The wages of fighting campus complacency… and of campus complacency itself

The Washington Examiner has published a piece by our friend Anne Neal, president of the American Council of Trustees and Alumni, about Dartmouth College’s deplorable decision to sack Todd Zywicki from its board of trustees. Anne ties this move to similar, though less drastic measures taken against trustees at other colleges — she names Princeton and the University of California system — when they have questioned the status quo. She writes:

Perhaps the surfeit of complacent trustees isn’t surprising when you consider what happens to those who think independently. Their questions provoke outrage, and they’re labeled threats to institutional autonomy and academic freedom by those who tend to view themselves as the only stakeholders on campus–namely, the faculty and administrators.

The consequences of the resulting complacency are what one would expect.

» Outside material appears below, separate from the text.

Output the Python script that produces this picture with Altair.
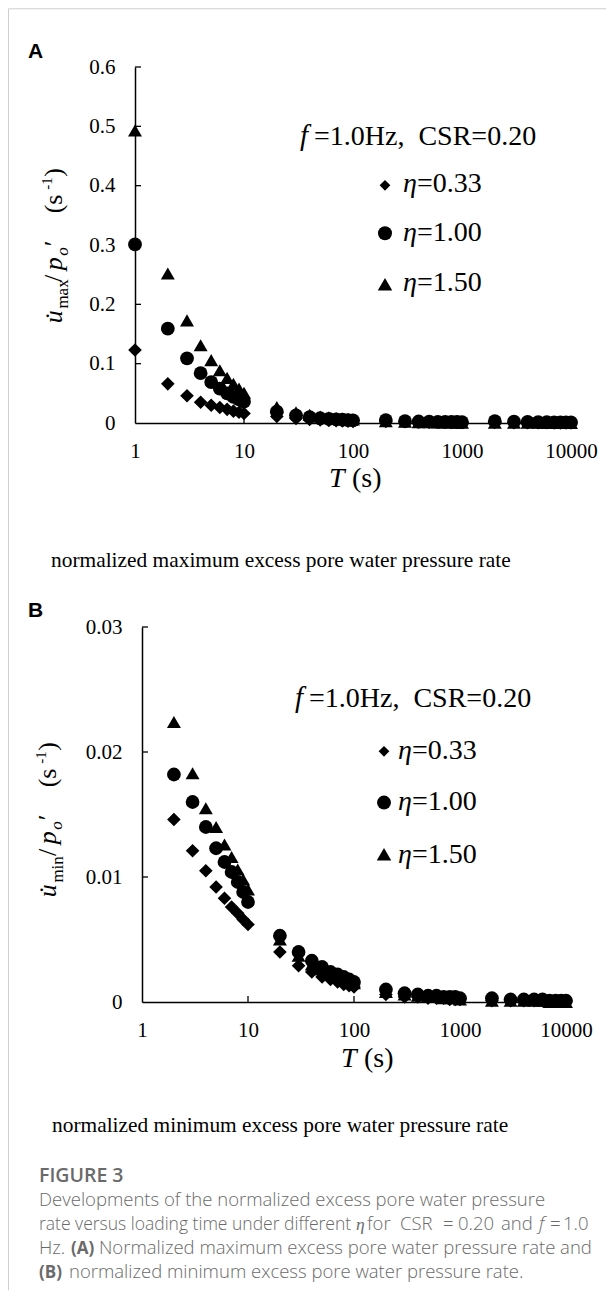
import altair as alt
import pandas as pd

# ---------------- data ----------------
T_A = [1, 2, 3, 4, 5, 6, 7, 8, 9, 10, 20, 30, 40, 50, 60, 70, 80, 90, 100,
       200, 300, 400, 500, 600, 700, 800, 900, 1000,
       2000, 3000, 4000, 5000, 6000, 7000, 8000, 9000, 10000]
T_B = T_A[1:]

A_eta033 = [0.123, 0.066, 0.046, 0.035, 0.030, 0.026, 0.023, 0.020, 0.018, 0.016,
            0.011, 0.0075, 0.006, 0.005, 0.0043, 0.0038, 0.0034, 0.003, 0.0028,
            0.0025, 0.002, 0.0017, 0.0015, 0.0013, 0.0012, 0.0011, 0.001, 0.001,
            0.0008, 0.0007, 0.0006, 0.0005, 0.0005, 0.0004, 0.0004, 0.0004, 0.0003]
A_eta100 = [0.301, 0.159, 0.109, 0.084, 0.069, 0.058, 0.050, 0.044, 0.040, 0.036,
            0.019, 0.013, 0.010, 0.008, 0.007, 0.006, 0.0055, 0.005, 0.0045,
            0.0049, 0.003, 0.0025, 0.0022, 0.002, 0.0019, 0.0018, 0.0017, 0.0016,
            0.003, 0.0022, 0.0018, 0.0015, 0.0013, 0.0012, 0.0011, 0.001, 0.001]
A_eta150 = [0.493, 0.252, 0.173, 0.131, 0.106, 0.089, 0.076, 0.066, 0.058, 0.051,
            0.027, 0.018, 0.014, 0.011, 0.0095, 0.0085, 0.0075, 0.007, 0.006,
            0.003, 0.002, 0.0015, 0.0012, 0.001, 0.0009, 0.0008, 0.0007, 0.0006,
            0.0005, 0.0004, 0.0003, 0.0003, 0.0002, 0.0002, 0.0002, 0.0002, 0.0001]

B_eta033 = [0.0146, 0.0121, 0.0105, 0.0092, 0.0083, 0.0076, 0.0071, 0.0066, 0.0062,
            0.0040, 0.0029, 0.0024, 0.0020, 0.0018, 0.0016, 0.0014, 0.0013, 0.0012,
            0.0006, 0.0004, 0.0004, 0.0003, 0.0003, 0.0003, 0.0002, 0.0002, 0.0002,
            0.0001, 0.0001, 0.0001, 0.0001, 0.0001, 0.0001, 0.0001, 0.0001, 0.0001]
B_eta100 = [0.0182, 0.0160, 0.0140, 0.0123, 0.0112, 0.0104, 0.0096, 0.0088, 0.0080,
            0.0053, 0.0040, 0.0033, 0.0028, 0.0024, 0.0022, 0.0020, 0.0018, 0.0016,
            0.0010, 0.0007, 0.0006, 0.0005, 0.0005, 0.0004, 0.0004, 0.0004, 0.0003,
            0.0003, 0.0002, 0.0002, 0.0002, 0.0002, 0.0001, 0.0001, 0.0001, 0.0001]
B_eta150 = [0.0224, 0.0183, 0.0155, 0.0140, 0.0126, 0.0116, 0.0106, 0.0098, 0.0090,
            0.0050, 0.0037, 0.0030, 0.0026, 0.0023, 0.0021, 0.0019, 0.0017, 0.0015,
            0.0008, 0.0006, 0.0005, 0.0004, 0.0004, 0.0003, 0.0003, 0.0003, 0.0002,
            0.0001, 0.0001, 0.0001, 0.0001, 0.0001, 0.0000, 0.0000, 0.0000, 0.0000]

SERIES = ["η=0.33", "η=1.00", "η=1.50"]
LEGEND_VALUES = ["0.33", "1.00", "1.50"]
SHAPES = ["diamond", "circle", "triangle-up"]
SIZES = [185, 195, 225]
LEG_SIZES = [115, 195, 210]

X_TICKS = [1, 10, 100, 1000, 10000]
Y_TICKS_A = [0, 0.1, 0.2, 0.3, 0.4, 0.5, 0.6]
Y_TICKS_B = [0, 0.01, 0.02, 0.03]

SERIF = "Liberation Serif"
SANS = "Open Sans"
NB = "\u00a0"

# ---------------- geometry (page px) ----------------
A_OX, A_OY = 135, 66.7          # panel A plot origin
B_OX, B_OY = 135, 626.7         # panel B group origin (axis drawn 7px right)
A_W, A_H = 436, 356
B_SHIFT, B_W, B_H = 7, 424, 375

# y-title piece offsets (px, along the text) measured on the reference
TITLE_OFFS = [0, 14.7, 41.3, 53, 67.5, 77, 110, 133.5, 146.5]


def frame(T, s033, s100, s150):
    rows = []
    for name, vals in ((SERIES[2], s150), (SERIES[1], s100), (SERIES[0], s033)):
        for t, v in zip(T, vals):
            rows.append({"T": t, "v": v, "series": name})
    return pd.DataFrame(rows)


def txt(s, x, y, ox, oy, size, font=SERIF, style="normal", weight="normal",
        color="black", align="left", angle=0, baseline="alphabetic"):
    return alt.Chart(pd.DataFrame({"t": [s]})).mark_text(
        align=align, baseline=baseline, font=font, fontSize=size,
        fontStyle=style, fontWeight=weight, color=color, angle=angle
    ).encode(text="t:N", x=alt.value(x - ox), y=alt.value(y - oy))


def sym(shape, size, x, y, ox, oy):
    return alt.Chart(pd.DataFrame({"k": [0]})).mark_point(
        shape=shape, size=size, filled=True, color="black", opacity=1, strokeWidth=0
    ).encode(x=alt.value(x - ox), y=alt.value(y - oy))


def rule(x1, y1, x2, y2, color="#cfcfcf", w=1.0):
    return alt.Chart(pd.DataFrame({"k": [0]})).mark_rule(color=color, strokeWidth=w).encode(
        x=alt.value(x1), x2=alt.value(x2), y=alt.value(y1), y2=alt.value(y2))


def ytitle(sub, base_x, start_y, ox, oy):
    M, S, P = 26, 17, 15
    pieces = [("u\u0307", M, True, 0), (sub, S, False, 6.5), ("/", M, False, 0),
              ("p", M, True, 0), ("o", S, True, 6), ("\u2032", M, False, 0),
              ("(s", M, False, 0), ("-1", P, False, -10), (")", M, False, 0)]
    layers = []
    for (t, s, it, sh), off in zip(pieces, TITLE_OFFS):
        layers.append(txt(t, base_x + sh, start_y - off, ox, oy, s,
                          style="italic" if it else "normal", angle=270))
    return layers


def panel(df, ox, oy, width, height, x_range, ydom, yticks, yfmt, y_offset,
          header, leg_x, leg_text_x, leg_ys, leg_base, sub, title_x, title_start,
          ttl_x, ttl_base, letter, letter_y):
    xs = alt.Scale(type="log", domain=[1, 10000], range=x_range)
    ys = alt.Scale(domain=ydom, nice=False, zero=True)
    lab_expr = "datum.value == 0 ? '0' : format(datum.value, '%s')" % yfmt
    x_axis = alt.Axis(
        values=X_TICKS, format="d", labelPadding=17, ticks=False, tickSize=0, grid=False,
        title=None, domainColor="black", domainWidth=1.5, labelFont=SERIF,
        labelFontSize=21, labelColor="black", labelFlush=False, labelOverlap=False)
    y_axis = alt.Axis(
        values=yticks, labelExpr=lab_expr, labelPadding=20, ticks=False, tickSize=0,
        grid=False, title=None, domainColor="black", domainWidth=1.5, labelFont=SERIF,
        labelFontSize=21, labelColor="black", offset=y_offset, labelOverlap=False)
    points = alt.Chart(df).mark_point(filled=True, opacity=1, color="black", strokeWidth=0).encode(
        x=alt.X("T:Q", scale=xs, axis=x_axis),
        y=alt.Y("v:Q", scale=ys, axis=y_axis),
        shape=alt.Shape("series:N", scale=alt.Scale(domain=SERIES, range=SHAPES), legend=None),
        size=alt.Size("series:N", scale=alt.Scale(domain=SERIES, range=SIZES), legend=None),
    )
    x0 = x_range[0]
    ytk = alt.Chart(pd.DataFrame({"v": [t for t in yticks if t > 0]})).mark_rule(
        color="black", strokeWidth=1.3).encode(
        y=alt.Y("v:Q", scale=ys, axis=y_axis), x=alt.value(x0), x2=alt.value(x0 + 6))
    xtk = alt.Chart(pd.DataFrame({"T": X_TICKS[1:]})).mark_rule(
        color="black", strokeWidth=1.3).encode(
        x=alt.X("T:Q", scale=xs, axis=x_axis), y=alt.value(height), y2=alt.value(height - 6))

    layers = [points, ytk, xtk]
    # header annotation
    layers.append(txt("f", header[0], header[2], ox, oy, 29, style="italic"))
    layers.append(txt("=1.0Hz," + NB + NB + "CSR=0.20", header[1], header[2], ox, oy, 28))
    # legend
    for shp, sz, val, ly, lb in zip(SHAPES, LEG_SIZES, LEGEND_VALUES, leg_ys, leg_base):
        layers.append(sym(shp, sz, leg_x, ly, ox, oy))
        layers.append(txt("η", leg_text_x, lb, ox, oy, 28, style="italic"))
        layers.append(txt("=" + val, leg_text_x + 14, lb, ox, oy, 28))
    # axis titles
    layers += ytitle(sub, title_x, title_start, ox, oy)
    layers.append(txt("T", ttl_x, ttl_base, ox, oy, 28, style="italic"))
    layers.append(txt("(s)", ttl_x + 23, ttl_base, ox, oy, 28))
    # panel letter
    layers.append(txt(letter, 28, letter_y, ox, oy, 21, font="Liberation Sans", weight="bold"))
    return layers, width, height


dfA = frame(T_A, A_eta033, A_eta100, A_eta150)
dfB = frame(T_B, B_eta033, B_eta100, B_eta150)

layersA, wA, hA = panel(
    dfA, A_OX, A_OY, A_W, A_H, [0, A_W], [0, 0.6], Y_TICKS_A, ".1f", 0,
    (300, 314, 145), 385, 403, (185, 233, 284), (191.7, 240.7, 290.7),
    "max", 61.7, 323, 329, 486.7, "A", 58)
# frame lines and sub-caption of panel A
layersA.append(rule(-126.5, -58.2, 606 - A_OX, -58.2))
layersA.append(rule(-126.5, -58.2, -126.5, 1290 - A_OY))
layersA.append(txt("normalized maximum excess pore water pressure rate", 51, 567, A_OX, A_OY, 21.4))

layersB, wB, hB = panel(
    dfB, B_OX, B_OY, B_SHIFT + B_W, B_H, [B_SHIFT, B_SHIFT + B_W], [0, 0.03], Y_TICKS_B, ".2f", -B_SHIFT,
    (295, 309, 706.7), 384, 398, (751, 802.3, 854), (758.3, 809.3, 862.7),
    "min", 56, 897, 341, 1066.7, "B", 617)
layersB.append(txt("normalized minimum excess pore water pressure rate", 52, 1132, B_OX, B_OY, 21.4))

GRAY = "#6a6a6a"
CAP = 18.5
L2 = 17.5
cap = [
    ("FIGURE 3", 39, 1182, 600, 19.5),
    ("Developments of the normalized excess pore water pressure", 39, 1205.7, 300, CAP),
    ("rate versus loading time under different", 39, 1230, 300, L2),
    ("for", 367, 1230, 300, CAP),
    ("CSR", 400, 1230, 300, CAP),
    ("=", 443, 1230, 300, CAP),
    ("0.20", 458, 1230, 300, CAP),
    ("and", 501, 1230, 300, CAP),
    ("=", 550, 1230, 300, CAP),
    ("1.0", 563, 1230, 300, CAP),
    ("Hz.", 39, 1253.3, 300, CAP),
    ("(A)", 71, 1253.3, 700, 17),
    ("Normalized maximum excess pore water pressure rate and", 99, 1253.3, 300, CAP),
    ("(B)", 39, 1278, 700, 17),
    ("normalized minimum excess pore water pressure rate.", 69, 1278, 300, CAP),
]
for s, x, y, w, fs in cap:
    layersB.append(txt(s, x, y, B_OX, B_OY, fs, font=SANS, weight=w, color=GRAY))
layersB.append(txt("η", 356, 1230, B_OX, B_OY, 17.5, font=SERIF, style="italic", color=GRAY))
layersB.append(txt("f", 539, 1230, B_OX, B_OY, 18.5, font=SANS, style="italic", weight=300, color=GRAY))

chartA = alt.layer(*layersA).properties(width=wA, height=hA)
chartB = alt.layer(*layersB).properties(width=wB, height=hB)

chart = alt.vconcat(chartA, chartB, spacing=204, bounds="flush", padding=0).configure_view(
    stroke=None)

chart.save("out.html", embed_options={"renderer": "svg", "actions": False})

Higher education’s costs have outpaced even those of health care. And at least in health care, one can look back at recent decades and see an increase in quality. Not so in the academy. Among college graduates, historical, economic, and scientific illiteracy are widespread. Employers complain about graduates who can’t write a coherent paragraph or correctly crunch numbers. Students are not satisfied –almost 50 percent in a recent poll–and neither are taxpayers, nearly half of whom say their state’s public higher education system should be fundamentally overhauled.

I have written about the decline of important aspects of education at Dartmouth, here for example, and expect to do so again before long.